• _Directions for this task_:
Word for word, print each line of the listing below; pictures stay out.

• _Provided material_:
# # #
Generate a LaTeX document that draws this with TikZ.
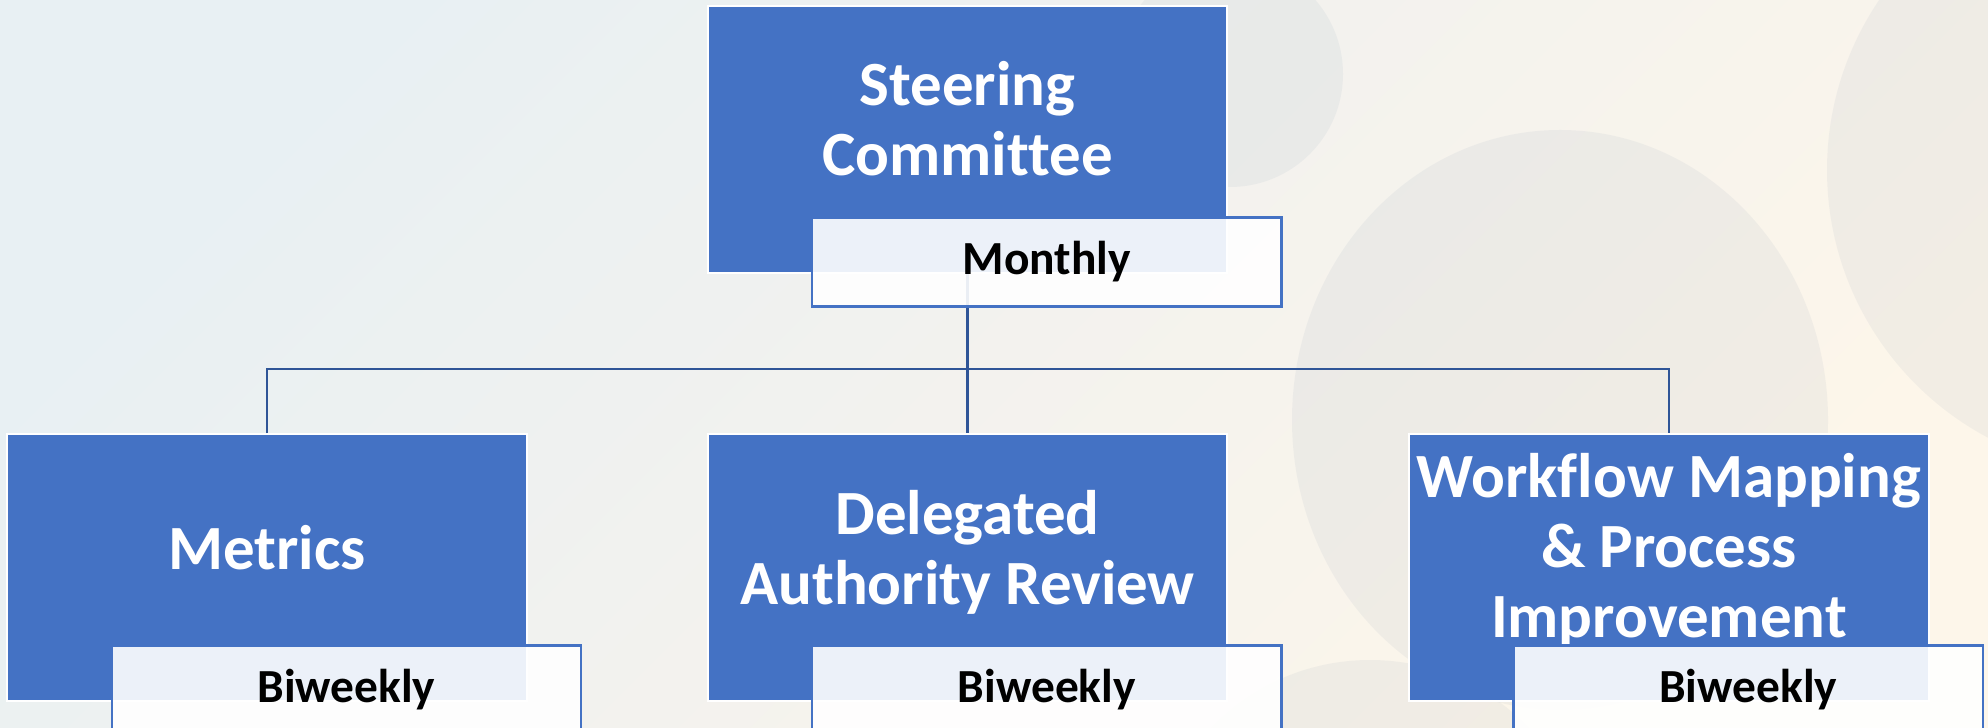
\documentclass[tikz,border=0pt]{standalone}
\usepackage{fontspec}
\setmainfont{Carlito}[Ligatures=NoCommon]
\usepackage{xcolor}
\usetikzlibrary{positioning}
\definecolor{boxblue}{HTML}{4472C4}
\definecolor{linkblue}{HTML}{2F5597}
\definecolor{bgleft}{HTML}{E8F0F3}
\definecolor{bgmid}{HTML}{F3F2EE}
\definecolor{bgright}{HTML}{FDF6EA}
\definecolor{blobtint}{RGB}{115,140,170}
\tikzset{
	groupbox/.style={fill=boxblue, draw=white, line width=0.02cm, minimum width=5.19cm, minimum height=2.67cm, inner sep=0pt},
	grouptext/.style={text=white, font=\fontsize{17.9}{19.9}\selectfont\bfseries, align=center, inner sep=0pt},
	freqbox/.style={fill=white, fill opacity=0.9, text opacity=1, draw=boxblue, line width=0.025cm, minimum width=4.69cm, minimum height=0.89cm, inner sep=0pt, text=black, font=\fontsize{13.5}{16}\selectfont\bfseries, anchor=north west},
	link/.style={draw=linkblue, line width=0.025cm},
	blob/.style={fill=blobtint, fill opacity=0.08, draw=none}
}

\begin{document}
\begin{tikzpicture}[x=0.01cm, y=-0.01cm]
			\useasboundingbox (0,0) rectangle (1988,728);
			\shade[top color=bgleft, bottom color=bgright, middle color=bgmid, shading angle=45] (0,0) rectangle (1988,728);
			\begin{scope}
				\clip (0,0) rectangle (1988,728);
				\fill[blob] (1230,74) circle[radius=113];
				\fill[blob] (1560,420) ellipse[x radius=268, y radius=290];
				\fill[blob] (1370,880) circle[radius=220];
				\fill[blob] (2130,170) circle[radius=303];
			\end{scope}
			\node[groupbox] (steer) at (967.5,139.5) {};
			\node[groupbox, below=1.59cm of steer] (delegated) {};
			\node[groupbox, left=1.79cm of delegated] (metrics) {};
			\node[groupbox, right=1.80cm of delegated] (workflow) {};
			\node[grouptext] (steertext) at ([yshift=-1.14cm]steer.north) {Steering\\Committee};
			\node[grouptext] (metricstext) at ([yshift=-1.14cm]metrics.north) {Metrics};
			\node[grouptext] (delegatedtext) at ([yshift=-1.19cm]delegated.north) {Delegated\\Authority Review};
			\node[grouptext] (workflowtext) at ([yshift=-1.17cm]workflow.north) {Workflow Mapping\\\& Process\\Improvement};
			\coordinate[below=0.95cm of steer] (bar);
			\draw[link] (steer.south) -- (delegated.north);
			\draw[link] (metrics.north) -- (metrics.north |- bar) -- (workflow.north |- bar) -- (workflow.north);
			\node[freqbox] (monthly) at ([xshift=1.04cm,yshift=0.58cm]steer.south west) {Monthly};
			\node[freqbox] (metricsfreq) at ([xshift=1.04cm,yshift=0.58cm]metrics.south west) {Biweekly};
			\node[freqbox] (delegatedfreq) at ([xshift=1.04cm,yshift=0.58cm]delegated.south west) {Biweekly};
			\node[freqbox] (workflowfreq) at ([xshift=1.04cm,yshift=0.58cm]workflow.south west) {Biweekly};
		\end{tikzpicture}
\end{document}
# # #
• _Exercise answer_:
Generate a LaTeX document that draws this with TikZ.
\documentclass[tikz,border=0pt]{standalone}
\usepackage{fontspec}
\setmainfont{Carlito}[Ligatures=NoCommon]
\usepackage{xcolor}
\usetikzlibrary{positioning}
\definecolor{boxblue}{HTML}{4472C4}
\definecolor{linkblue}{HTML}{2F5597}
\definecolor{bgleft}{HTML}{E8F0F3}
\definecolor{bgmid}{HTML}{F3F2EE}
\definecolor{bgright}{HTML}{FDF6EA}
\definecolor{blobtint}{RGB}{115,140,170}
\tikzset{
	groupbox/.style={fill=boxblue, draw=white, line width=0.02cm, minimum width=5.19cm, minimum height=2.67cm, inner sep=0pt},
	grouptext/.style={text=white, font=\fontsize{17.9}{19.9}\selectfont\bfseries, align=center, inner sep=0pt},
	freqbox/.style={fill=white, fill opacity=0.9, text opacity=1, draw=boxblue, line width=0.025cm, minimum width=4.69cm, minimum height=0.89cm, inner sep=0pt, text=black, font=\fontsize{13.5}{16}\selectfont\bfseries, anchor=north west},
	link/.style={draw=linkblue, line width=0.025cm},
	blob/.style={fill=blobtint, fill opacity=0.08, draw=none}
}

\begin{document}
\begin{tikzpicture}[x=0.01cm, y=-0.01cm]
			\useasboundingbox (0,0) rectangle (1988,728);
			\shade[top color=bgleft, bottom color=bgright, middle color=bgmid, shading angle=45] (0,0) rectangle (1988,728);
			\begin{scope}
				\clip (0,0) rectangle (1988,728);
				\fill[blob] (1230,74) circle[radius=113];
				\fill[blob] (1560,420) ellipse[x radius=268, y radius=290];
				\fill[blob] (1370,880) circle[radius=220];
				\fill[blob] (2130,170) circle[radius=303];
			\end{scope}
			\node[groupbox] (steer) at (967.5,139.5) {};
			\node[groupbox, below=1.59cm of steer] (delegated) {};
			\node[groupbox, left=1.79cm of delegated] (metrics) {};
			\node[groupbox, right=1.80cm of delegated] (workflow) {};
			\node[grouptext] (steertext) at ([yshift=-1.14cm]steer.north) {Steering\\Committee};
			\node[grouptext] (metricstext) at ([yshift=-1.14cm]metrics.north) {Metrics};
			\node[grouptext] (delegatedtext) at ([yshift=-1.19cm]delegated.north) {Delegated\\Authority Review};
			\node[grouptext] (workflowtext) at ([yshift=-1.17cm]workflow.north) {Workflow Mapping\\\& Process\\Improvement};
			\coordinate[below=0.95cm of steer] (bar);
			\draw[link] (steer.south) -- (delegated.north);
			\draw[link] (metrics.north) -- (metrics.north |- bar) -- (workflow.north |- bar) -- (workflow.north);
			\node[freqbox] (monthly) at ([xshift=1.04cm,yshift=0.58cm]steer.south west) {Monthly};
			\node[freqbox] (metricsfreq) at ([xshift=1.04cm,yshift=0.58cm]metrics.south west) {Biweekly};
			\node[freqbox] (delegatedfreq) at ([xshift=1.04cm,yshift=0.58cm]delegated.south west) {Biweekly};
			\node[freqbox] (workflowfreq) at ([xshift=1.04cm,yshift=0.58cm]workflow.south west) {Biweekly};
		\end{tikzpicture}
\end{document}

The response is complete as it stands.